Entry point: Report & Billing → Workflow Setting tab (Image 1). Shows a table of workflows (Workflow ID, Name, Status, Last Active, Report Template, Invoice Template, Create/Update at) with a + Create Workflow button. A workflow can be saved as Draft and later becomes Active.
Every workflow requires a Workflow Name (mandatory) and is split into two tabs: Report and Billing.
1.1 Report tab

Step 1 — Select Company
Select one or more companies.
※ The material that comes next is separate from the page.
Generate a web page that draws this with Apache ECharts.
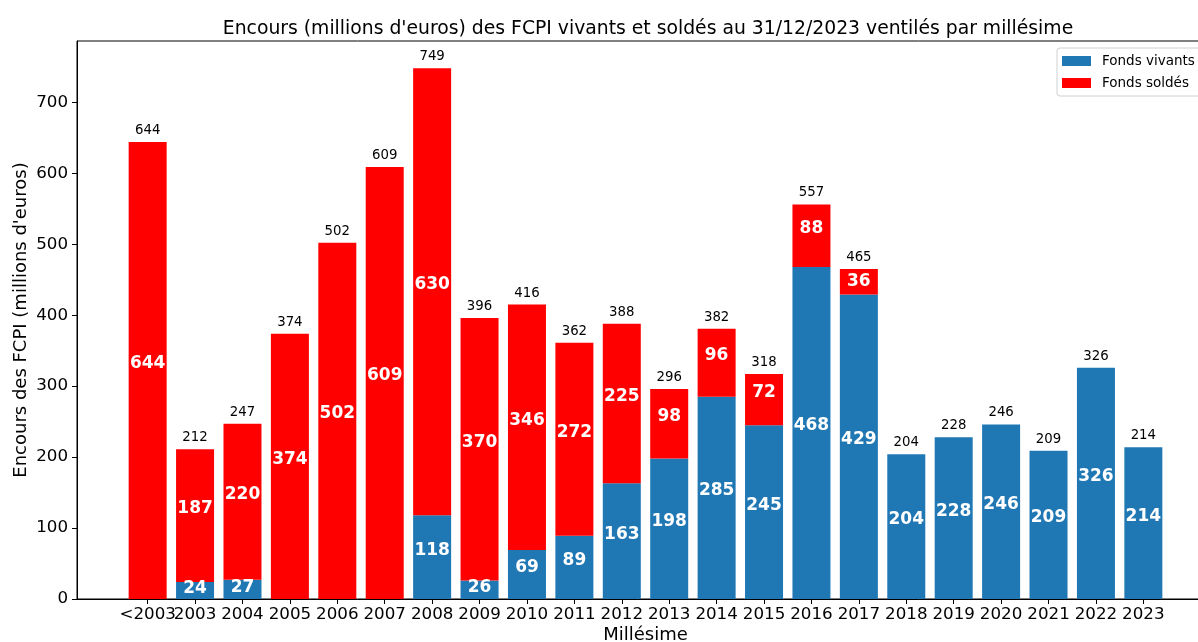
<!DOCTYPE html>
<html>
<head>
<meta charset="utf-8">
<script src="https://cdn.jsdelivr.net/npm/echarts@6/dist/echarts.min.js"></script>
<style>html,body{margin:0;padding:0;background:#fff;}#c{width:1198px;height:642px;}</style>
</head>
<body>
<div id="c"></div>
<script>
const categories = ['<2003','2003','2004','2005','2006','2007','2008','2009','2010','2011','2012','2013','2014','2015','2016','2017','2018','2019','2020','2021','2022','2023'];
const vivants = [0,24,27,0,0,0,118,26,69,89,163,198,285,245,468,429,204,228,246,209,326,214];
const soldes = [644,187,220,374,502,609,630,370,346,272,225,98,96,72,88,36,0,0,0,0,0,0];
const totals = [644,212,247,374,502,609,749,396,416,362,388,296,382,318,557,465,204,228,246,209,326,214];
const yTicks = [0,100,200,300,400,500,600,700];

const FONT = 'DejaVu Sans';
const idx = categories.map((_, i) => i);
// labels split over two axes so that the touching "<2003" / "2003" labels are both drawn
const idxEven = idx.filter(i => i % 2 === 0);
const idxOdd = idx.filter(i => i % 2 === 1);
const chart = echarts.init(document.getElementById('c'), null, {renderer: 'canvas'});

const innerLabel = {
  show: true, position: 'inside', color: '#fff', fontWeight: 'bold',
  fontSize: 17, fontFamily: FONT,
  formatter: p => p.value[0] ? String(p.value[0]) : ''
};
const labelShift = v => (v >= 60 ? -7 : (v >= 30 ? 0 : -2));
const toItems = arr => arr.map((v, i) => ({value: [v, i], label: {offset: [0, labelShift(v)]}}));

const xLabelStyle = {
  margin: 7, color: '#000', fontFamily: FONT, fontSize: 16.7,
  hideOverlap: false, interval: 0, showMinLabel: true, showMaxLabel: true,
  formatter: v => categories[Math.round(v)] ?? ''
};

chart.setOption({
  animation: false,
  backgroundColor: '#fff',
  title: {
    text: "Encours (millions d'euros) des FCPI vivants et soldés au 31/12/2023 ventilés par millésime",
    left: 643, top: 15, textAlign: 'center',
    textStyle: {fontFamily: FONT, fontSize: 18.8, fontWeight: 'normal', color: '#000'}
  },
  legend: {
    data: ['Fonds vivants', 'Fonds soldés'],
    orient: 'vertical', left: 1057, top: 48,
    padding: [6, 8, 6, 5], itemGap: 8, itemWidth: 29, itemHeight: 10,
    icon: 'rect',
    backgroundColor: '#fff', borderColor: '#d0d0d0', borderWidth: 1, borderRadius: 3,
    textStyle: {fontFamily: FONT, fontSize: 13.5, color: '#000', padding: [0, 0, 0, 6]}
  },
  grid: {
    left: 77, top: 41, width: 1137, height: 558,
    outerBoundsMode: 'none', containLabel: false,
    show: true, borderColor: '#000', borderWidth: 1, backgroundColor: 'transparent'
  },
  xAxis: [
    {
      type: 'value', min: -1.49, max: 22.49, position: 'bottom', offset: 0,
      name: 'Millésime', nameLocation: 'middle', nameGap: 27, nameMoveOverlap: false,
      nameTextStyle: {fontFamily: FONT, fontSize: 18, color: '#000', verticalAlign: 'top'},
      splitLine: {show: false},
      axisLine: {show: true, onZero: false, lineStyle: {color: '#000', width: 1}},
      axisTick: {show: true, length: 5, lineStyle: {color: '#000'}, customValues: idx},
      axisLabel: Object.assign({customValues: idxEven}, xLabelStyle)
    },
    {
      type: 'value', min: -1.49, max: 22.49, position: 'bottom', offset: 0,
      splitLine: {show: false},
      axisLine: {show: false, onZero: false},
      axisTick: {show: false},
      axisLabel: Object.assign({customValues: idxOdd}, xLabelStyle)
    }
  ],
  yAxis: {
    type: 'value', min: 0, max: 786.45,
    name: "Encours des FCPI (millions d'euros)", nameLocation: 'middle', nameGap: 47, nameMoveOverlap: false,
    nameTextStyle: {fontFamily: FONT, fontSize: 18, color: '#000'},
    splitLine: {show: false},
    axisLine: {show: true, onZero: false, lineStyle: {color: '#000', width: 1}},
    axisTick: {show: true, length: 5, lineStyle: {color: '#000'}, customValues: yTicks},
    axisLabel: {customValues: yTicks, margin: 9, color: '#000', fontFamily: FONT, fontSize: 16.7, showMinLabel: true}
  },
  series: [
    {
      name: 'Fonds vivants', type: 'bar', stack: 't', barWidth: 38, xAxisIndex: 0,
      encode: {x: 1, y: 0},
      itemStyle: {color: '#1f77b4'},
      label: innerLabel,
      data: toItems(vivants)
    },
    {
      name: 'Fonds soldés', type: 'bar', stack: 't', barWidth: 38, xAxisIndex: 0,
      encode: {x: 1, y: 0},
      itemStyle: {color: '#ff0000'},
      label: innerLabel,
      data: toItems(soldes)
    },
    {
      name: 'total', type: 'bar', stack: 't', barWidth: 38, xAxisIndex: 0,
      encode: {x: 1, y: 0},
      itemStyle: {color: 'transparent'},
      label: {
        show: true, position: 'top', distance: 5, color: '#000',
        fontFamily: FONT, fontSize: 13.3, formatter: p => String(totals[p.dataIndex])
      },
      data: totals.map((v, i) => [0, i])
    }
  ]
});
</script>
</body>
</html>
Each company has a Pay Cycle selector (or "All").
A company may tick "Include child company", which adds the child company plus its own Child Company's Pay Cycle.
+ Add Company adds more company rows.

Step 2 — Select Report Template
Left panel lists each company / child company with its available pay-cycles (Monthly, Monthly-2, Bimonthly, Bimonthly-2) as checkboxes.
Right panel = one or more Reports. Each Report = a Report Template + an Assigned Pay Cycle set.
This step groups pay-cycles into report templates. + Add Report allows more than one report.

Step 3 — Schedule Email
Per-report email recipient configuration: Template + Assigned Report + To / Cc / Bcc lists.
Supports Upload / Download of the email recipient list.
+ Add Email allows multiple emails per report.
⚠️ "Schedule Email" configures recipients only — it does NOT set a send date/time. The actual send time is computed automatically by the system (see §3.2).
1.2 Billing tab

Step 1 — Select Invoice Template
Same grouping concept: group pay-cycles into one or more Invoices. Each Invoice = Invoice Template + Assigned Report + Company Address.
Each invoice may tick "Add SaaS Fee Invoice" to additionally produce a SaaS-fee invoice.
+ Add Invoice allows more than one invoice.

Step 2 — Sending Email
Per-invoice email recipient configuration: Template + Assigned Invoice + To / Cc / Bcc, with Upload / Download and + Add Email.
1.3 Configuration constraints
Cannot mix a monthly-type pay-cycle and a bimonthly-type pay-cycle in the same report group or the same invoice group. (i.e. Monthly / Monthly-2 must not be grouped together with Bimonthly / Bimonthly-2.)
Cutoff Slot and Workflow start date are global settings, not set inside Create Workflow.
Workflow Transaction (Runtime)

Entry point: Report & Billing → Workflow Transaction tab. Lists transactions (ID, Workflow Name, Period, Status, Report Sending Date, Report Email Sending Status, Invoice Sending Date). Clicking a row opens Workflow Transaction Details with a 4-step tracker: Sending Report → Sending Invoice → Payment Details → Sending Receipt & Tax Invoice, plus a Workflow tab and an Audit Log tab.
Reflections
This project has been on the backlog since I joined Salary Hero — nearly four years ago. It's been paused and restarted multiple times as client requirements kept evolving. The more clients we onboard, the more edge cases we uncover. I'm glad we're finally seeing it through. Looking back, there are two things I'd do differently:
List conditions before designing
We initially assumed that maximum configurability would solve everything for CS and Accounting. In reality, the number of actual edge cases was much smaller than we anticipated. Next time, I'd start by sitting down with both teams, mapping out every condition they encounter, and finding the patterns before jumping into solutions.
Surface technical constraints early
Some client requests turned out to be technically infeasible — for example, threading follow-up emails as replies to the original even when content had changed. We should have looped in developers sooner so we could communicate limitations to CS and Accounting before expectations were set.